— Begin Collected data —
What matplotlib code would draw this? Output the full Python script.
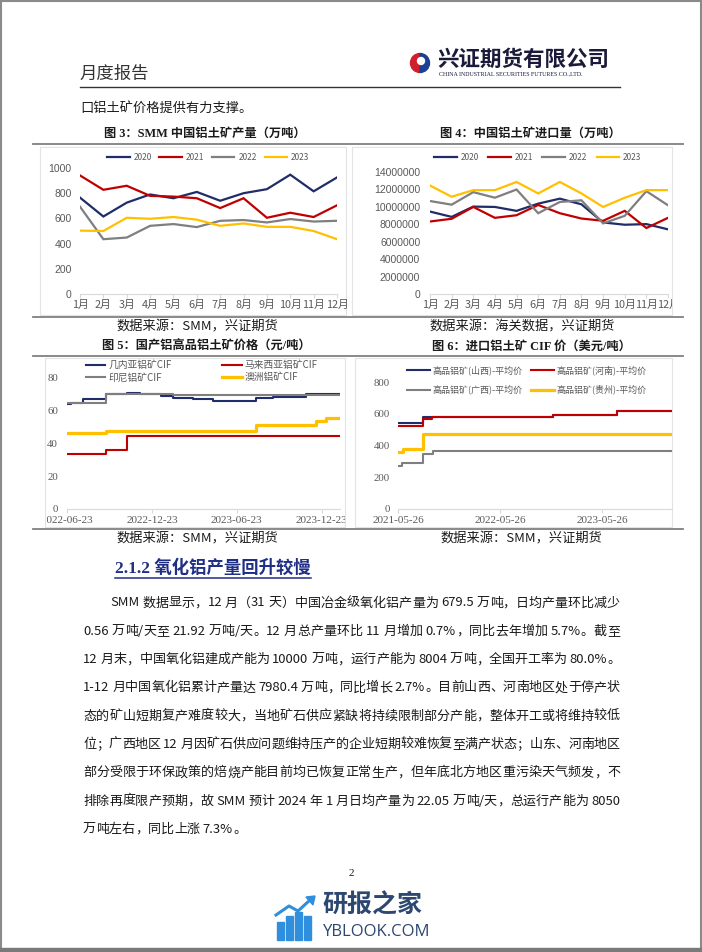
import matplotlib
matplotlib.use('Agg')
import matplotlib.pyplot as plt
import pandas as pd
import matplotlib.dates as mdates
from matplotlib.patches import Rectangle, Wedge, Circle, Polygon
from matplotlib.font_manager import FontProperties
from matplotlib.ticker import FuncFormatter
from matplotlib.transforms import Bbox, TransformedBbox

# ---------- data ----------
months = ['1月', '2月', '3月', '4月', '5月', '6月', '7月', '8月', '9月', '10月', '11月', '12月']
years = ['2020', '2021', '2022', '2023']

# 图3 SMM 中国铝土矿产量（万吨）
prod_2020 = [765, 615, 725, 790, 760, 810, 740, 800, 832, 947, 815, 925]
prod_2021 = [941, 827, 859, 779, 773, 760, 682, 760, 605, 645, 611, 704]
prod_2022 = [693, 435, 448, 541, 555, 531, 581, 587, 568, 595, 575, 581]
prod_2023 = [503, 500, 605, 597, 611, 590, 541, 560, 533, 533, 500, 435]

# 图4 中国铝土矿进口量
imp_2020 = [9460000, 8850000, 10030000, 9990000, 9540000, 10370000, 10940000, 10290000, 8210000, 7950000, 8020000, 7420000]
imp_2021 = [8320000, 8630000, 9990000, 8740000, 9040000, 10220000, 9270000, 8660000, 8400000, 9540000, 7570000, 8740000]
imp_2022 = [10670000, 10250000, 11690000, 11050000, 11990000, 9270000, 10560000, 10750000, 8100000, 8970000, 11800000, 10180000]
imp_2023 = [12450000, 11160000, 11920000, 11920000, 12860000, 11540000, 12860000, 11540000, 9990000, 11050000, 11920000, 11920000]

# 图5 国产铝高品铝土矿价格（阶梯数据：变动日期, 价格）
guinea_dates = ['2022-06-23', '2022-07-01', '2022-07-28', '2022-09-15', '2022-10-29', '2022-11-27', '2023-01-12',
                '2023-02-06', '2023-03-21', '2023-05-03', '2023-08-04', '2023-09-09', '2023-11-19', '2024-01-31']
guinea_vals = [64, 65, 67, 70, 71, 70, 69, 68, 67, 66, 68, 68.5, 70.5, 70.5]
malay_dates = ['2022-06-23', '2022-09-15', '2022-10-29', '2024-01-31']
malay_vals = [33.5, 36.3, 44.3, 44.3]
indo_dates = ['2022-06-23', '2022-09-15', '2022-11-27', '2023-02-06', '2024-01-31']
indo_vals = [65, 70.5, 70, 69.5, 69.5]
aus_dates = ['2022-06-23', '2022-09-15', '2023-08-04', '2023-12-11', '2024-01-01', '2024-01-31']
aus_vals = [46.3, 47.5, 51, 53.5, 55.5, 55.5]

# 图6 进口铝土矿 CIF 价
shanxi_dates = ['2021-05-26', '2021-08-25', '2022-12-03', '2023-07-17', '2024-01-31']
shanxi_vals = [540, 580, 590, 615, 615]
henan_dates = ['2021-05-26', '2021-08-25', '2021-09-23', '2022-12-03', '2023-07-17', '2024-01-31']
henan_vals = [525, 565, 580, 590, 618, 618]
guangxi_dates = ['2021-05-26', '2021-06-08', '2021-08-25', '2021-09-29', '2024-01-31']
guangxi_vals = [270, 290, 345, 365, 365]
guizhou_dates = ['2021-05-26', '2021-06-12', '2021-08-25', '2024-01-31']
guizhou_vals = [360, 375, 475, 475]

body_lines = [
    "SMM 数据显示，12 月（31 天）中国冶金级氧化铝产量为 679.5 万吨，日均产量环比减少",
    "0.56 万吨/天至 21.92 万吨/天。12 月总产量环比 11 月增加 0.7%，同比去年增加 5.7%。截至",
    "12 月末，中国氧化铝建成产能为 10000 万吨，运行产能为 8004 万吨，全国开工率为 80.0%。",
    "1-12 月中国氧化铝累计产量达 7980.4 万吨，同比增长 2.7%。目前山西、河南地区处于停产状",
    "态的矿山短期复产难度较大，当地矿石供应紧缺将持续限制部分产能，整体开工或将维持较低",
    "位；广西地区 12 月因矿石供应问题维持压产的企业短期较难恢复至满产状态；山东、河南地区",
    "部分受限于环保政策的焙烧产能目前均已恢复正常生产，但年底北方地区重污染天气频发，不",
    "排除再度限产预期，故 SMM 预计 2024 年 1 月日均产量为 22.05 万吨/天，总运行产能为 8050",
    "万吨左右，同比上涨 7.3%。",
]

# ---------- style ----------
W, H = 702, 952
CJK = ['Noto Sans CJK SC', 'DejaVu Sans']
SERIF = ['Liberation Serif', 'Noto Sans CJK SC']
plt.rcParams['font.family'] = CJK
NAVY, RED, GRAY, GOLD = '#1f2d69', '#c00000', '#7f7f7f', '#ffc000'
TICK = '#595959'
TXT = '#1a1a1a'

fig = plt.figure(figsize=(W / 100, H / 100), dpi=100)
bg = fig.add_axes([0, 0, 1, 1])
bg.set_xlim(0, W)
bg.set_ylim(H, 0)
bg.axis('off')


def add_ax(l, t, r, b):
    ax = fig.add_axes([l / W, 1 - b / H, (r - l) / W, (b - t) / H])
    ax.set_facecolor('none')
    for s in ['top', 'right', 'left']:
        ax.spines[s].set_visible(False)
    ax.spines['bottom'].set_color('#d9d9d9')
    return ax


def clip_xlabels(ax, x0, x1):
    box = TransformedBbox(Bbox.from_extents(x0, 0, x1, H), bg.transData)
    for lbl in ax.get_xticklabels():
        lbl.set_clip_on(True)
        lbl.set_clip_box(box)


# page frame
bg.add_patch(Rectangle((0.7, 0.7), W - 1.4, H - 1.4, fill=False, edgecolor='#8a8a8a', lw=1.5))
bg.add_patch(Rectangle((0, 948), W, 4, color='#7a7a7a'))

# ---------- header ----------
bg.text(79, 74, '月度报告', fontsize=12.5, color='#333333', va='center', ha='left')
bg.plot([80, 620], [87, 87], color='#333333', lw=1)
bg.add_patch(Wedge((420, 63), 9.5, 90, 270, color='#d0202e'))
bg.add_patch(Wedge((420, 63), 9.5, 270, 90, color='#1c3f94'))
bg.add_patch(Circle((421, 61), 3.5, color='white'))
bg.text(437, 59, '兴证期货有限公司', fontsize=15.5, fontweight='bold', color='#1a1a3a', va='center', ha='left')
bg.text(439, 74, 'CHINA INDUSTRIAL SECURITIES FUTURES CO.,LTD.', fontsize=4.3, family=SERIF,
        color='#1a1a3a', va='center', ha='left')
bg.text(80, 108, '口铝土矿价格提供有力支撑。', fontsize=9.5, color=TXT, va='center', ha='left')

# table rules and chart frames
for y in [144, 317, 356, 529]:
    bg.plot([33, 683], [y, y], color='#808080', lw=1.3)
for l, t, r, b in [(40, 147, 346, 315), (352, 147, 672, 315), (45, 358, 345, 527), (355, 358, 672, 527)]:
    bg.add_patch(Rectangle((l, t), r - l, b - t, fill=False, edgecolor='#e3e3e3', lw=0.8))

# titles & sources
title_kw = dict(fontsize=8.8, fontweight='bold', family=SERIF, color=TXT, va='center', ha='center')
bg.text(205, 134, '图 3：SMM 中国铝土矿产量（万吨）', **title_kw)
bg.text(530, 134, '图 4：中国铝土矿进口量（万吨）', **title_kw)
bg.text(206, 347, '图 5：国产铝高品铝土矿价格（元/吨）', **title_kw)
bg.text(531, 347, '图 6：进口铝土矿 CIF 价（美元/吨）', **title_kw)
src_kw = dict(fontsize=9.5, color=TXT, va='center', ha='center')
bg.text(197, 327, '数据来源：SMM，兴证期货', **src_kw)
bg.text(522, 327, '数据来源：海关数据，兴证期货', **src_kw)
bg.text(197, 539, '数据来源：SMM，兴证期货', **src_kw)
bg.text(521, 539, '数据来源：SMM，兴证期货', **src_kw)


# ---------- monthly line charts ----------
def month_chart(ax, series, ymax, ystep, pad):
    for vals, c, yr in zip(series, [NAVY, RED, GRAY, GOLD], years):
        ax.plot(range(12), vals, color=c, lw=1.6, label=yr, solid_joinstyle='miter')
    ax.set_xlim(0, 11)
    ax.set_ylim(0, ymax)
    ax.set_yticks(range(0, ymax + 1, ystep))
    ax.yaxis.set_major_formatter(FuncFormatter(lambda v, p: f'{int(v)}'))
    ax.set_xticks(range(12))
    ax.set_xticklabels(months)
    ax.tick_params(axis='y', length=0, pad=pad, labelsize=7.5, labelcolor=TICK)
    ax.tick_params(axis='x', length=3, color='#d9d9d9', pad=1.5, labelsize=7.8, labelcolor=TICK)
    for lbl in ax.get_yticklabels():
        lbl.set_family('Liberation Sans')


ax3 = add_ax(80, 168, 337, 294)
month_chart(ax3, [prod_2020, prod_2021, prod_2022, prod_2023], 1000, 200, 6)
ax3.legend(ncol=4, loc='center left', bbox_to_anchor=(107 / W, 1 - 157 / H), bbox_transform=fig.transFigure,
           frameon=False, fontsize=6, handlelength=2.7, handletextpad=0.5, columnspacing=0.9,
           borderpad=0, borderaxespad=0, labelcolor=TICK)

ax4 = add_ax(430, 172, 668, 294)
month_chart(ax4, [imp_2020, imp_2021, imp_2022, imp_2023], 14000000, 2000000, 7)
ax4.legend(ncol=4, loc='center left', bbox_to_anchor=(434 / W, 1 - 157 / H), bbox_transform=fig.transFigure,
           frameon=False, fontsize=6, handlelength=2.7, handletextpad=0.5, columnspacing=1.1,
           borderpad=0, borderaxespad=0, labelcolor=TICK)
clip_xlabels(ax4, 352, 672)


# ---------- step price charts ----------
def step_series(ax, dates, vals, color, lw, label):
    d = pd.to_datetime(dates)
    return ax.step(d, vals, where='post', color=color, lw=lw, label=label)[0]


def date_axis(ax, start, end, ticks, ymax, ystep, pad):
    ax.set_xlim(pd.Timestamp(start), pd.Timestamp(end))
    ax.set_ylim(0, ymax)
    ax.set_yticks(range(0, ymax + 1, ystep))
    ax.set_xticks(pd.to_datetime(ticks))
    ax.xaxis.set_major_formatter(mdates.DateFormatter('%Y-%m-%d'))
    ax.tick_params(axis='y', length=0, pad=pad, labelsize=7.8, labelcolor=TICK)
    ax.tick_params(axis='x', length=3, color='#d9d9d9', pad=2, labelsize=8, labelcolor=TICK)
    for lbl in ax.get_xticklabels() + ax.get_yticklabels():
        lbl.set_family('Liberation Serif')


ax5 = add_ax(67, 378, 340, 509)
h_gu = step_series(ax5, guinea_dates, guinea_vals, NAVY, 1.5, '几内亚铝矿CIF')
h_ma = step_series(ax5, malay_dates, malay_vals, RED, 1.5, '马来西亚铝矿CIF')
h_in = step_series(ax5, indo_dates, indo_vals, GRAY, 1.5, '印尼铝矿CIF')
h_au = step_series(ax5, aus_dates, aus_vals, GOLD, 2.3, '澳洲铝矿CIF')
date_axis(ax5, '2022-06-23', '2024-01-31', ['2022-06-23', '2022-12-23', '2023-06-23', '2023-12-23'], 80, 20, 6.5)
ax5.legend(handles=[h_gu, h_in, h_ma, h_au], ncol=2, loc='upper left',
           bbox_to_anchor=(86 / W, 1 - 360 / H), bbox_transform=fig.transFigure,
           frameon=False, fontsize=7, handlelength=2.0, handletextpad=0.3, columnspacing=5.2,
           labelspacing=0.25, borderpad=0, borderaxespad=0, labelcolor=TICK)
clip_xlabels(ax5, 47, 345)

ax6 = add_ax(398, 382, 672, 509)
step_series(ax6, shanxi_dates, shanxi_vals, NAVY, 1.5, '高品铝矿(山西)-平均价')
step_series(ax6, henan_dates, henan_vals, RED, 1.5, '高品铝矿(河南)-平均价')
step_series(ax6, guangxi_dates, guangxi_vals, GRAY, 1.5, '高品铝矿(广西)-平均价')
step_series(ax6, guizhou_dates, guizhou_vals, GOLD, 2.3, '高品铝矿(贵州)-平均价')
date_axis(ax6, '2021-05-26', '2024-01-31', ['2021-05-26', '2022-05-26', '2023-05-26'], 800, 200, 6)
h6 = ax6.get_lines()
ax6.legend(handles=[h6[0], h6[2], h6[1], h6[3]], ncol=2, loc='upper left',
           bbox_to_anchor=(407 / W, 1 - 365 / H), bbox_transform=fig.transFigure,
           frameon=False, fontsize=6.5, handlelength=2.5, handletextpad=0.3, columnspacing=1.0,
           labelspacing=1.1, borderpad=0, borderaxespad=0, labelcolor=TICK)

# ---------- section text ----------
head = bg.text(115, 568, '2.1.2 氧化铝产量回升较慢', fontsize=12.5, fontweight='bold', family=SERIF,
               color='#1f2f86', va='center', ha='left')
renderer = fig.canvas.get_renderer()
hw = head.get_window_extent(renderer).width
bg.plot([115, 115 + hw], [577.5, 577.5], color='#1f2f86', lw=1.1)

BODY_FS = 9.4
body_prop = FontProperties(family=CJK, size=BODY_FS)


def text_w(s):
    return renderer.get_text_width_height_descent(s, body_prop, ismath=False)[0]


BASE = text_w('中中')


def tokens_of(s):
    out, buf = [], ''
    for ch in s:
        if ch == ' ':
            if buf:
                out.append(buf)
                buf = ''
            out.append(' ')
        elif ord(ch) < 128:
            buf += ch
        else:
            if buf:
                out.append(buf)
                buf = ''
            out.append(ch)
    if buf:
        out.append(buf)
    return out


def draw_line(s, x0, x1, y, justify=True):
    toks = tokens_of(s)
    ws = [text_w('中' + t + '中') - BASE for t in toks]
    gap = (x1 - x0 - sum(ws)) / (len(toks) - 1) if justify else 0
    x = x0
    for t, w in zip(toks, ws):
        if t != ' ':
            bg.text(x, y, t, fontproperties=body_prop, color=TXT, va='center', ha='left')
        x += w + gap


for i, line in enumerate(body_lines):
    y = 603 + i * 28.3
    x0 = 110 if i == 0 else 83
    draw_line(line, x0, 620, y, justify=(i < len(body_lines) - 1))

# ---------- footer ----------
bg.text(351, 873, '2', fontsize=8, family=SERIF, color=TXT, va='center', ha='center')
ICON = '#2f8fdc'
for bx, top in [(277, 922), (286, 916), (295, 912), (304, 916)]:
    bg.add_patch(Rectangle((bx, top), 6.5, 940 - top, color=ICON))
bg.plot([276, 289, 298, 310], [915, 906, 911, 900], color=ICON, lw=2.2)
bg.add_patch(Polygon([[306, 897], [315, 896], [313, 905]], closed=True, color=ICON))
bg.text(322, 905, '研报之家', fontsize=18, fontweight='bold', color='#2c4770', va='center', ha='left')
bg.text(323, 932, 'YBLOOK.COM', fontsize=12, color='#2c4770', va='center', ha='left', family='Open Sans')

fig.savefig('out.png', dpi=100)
— End Collected data —
What you are asked to do =
Exactly as written, please give again the lines from the beginning of the listing through the line containing "533, 500, 435]", inclusive, without any pictures.

Expected output =
What matplotlib code would draw this? Output the full Python script.
import matplotlib
matplotlib.use('Agg')
import matplotlib.pyplot as plt
import pandas as pd
import matplotlib.dates as mdates
from matplotlib.patches import Rectangle, Wedge, Circle, Polygon
from matplotlib.font_manager import FontProperties
from matplotlib.ticker import FuncFormatter
from matplotlib.transforms import Bbox, TransformedBbox

# ---------- data ----------
months = ['1月', '2月', '3月', '4月', '5月', '6月', '7月', '8月', '9月', '10月', '11月', '12月']
years = ['2020', '2021', '2022', '2023']

# 图3 SMM 中国铝土矿产量（万吨）
prod_2020 = [765, 615, 725, 790, 760, 810, 740, 800, 832, 947, 815, 925]
prod_2021 = [941, 827, 859, 779, 773, 760, 682, 760, 605, 645, 611, 704]
prod_2022 = [693, 435, 448, 541, 555, 531, 581, 587, 568, 595, 575, 581]
prod_2023 = [503, 500, 605, 597, 611, 590, 541, 560, 533, 533, 500, 435]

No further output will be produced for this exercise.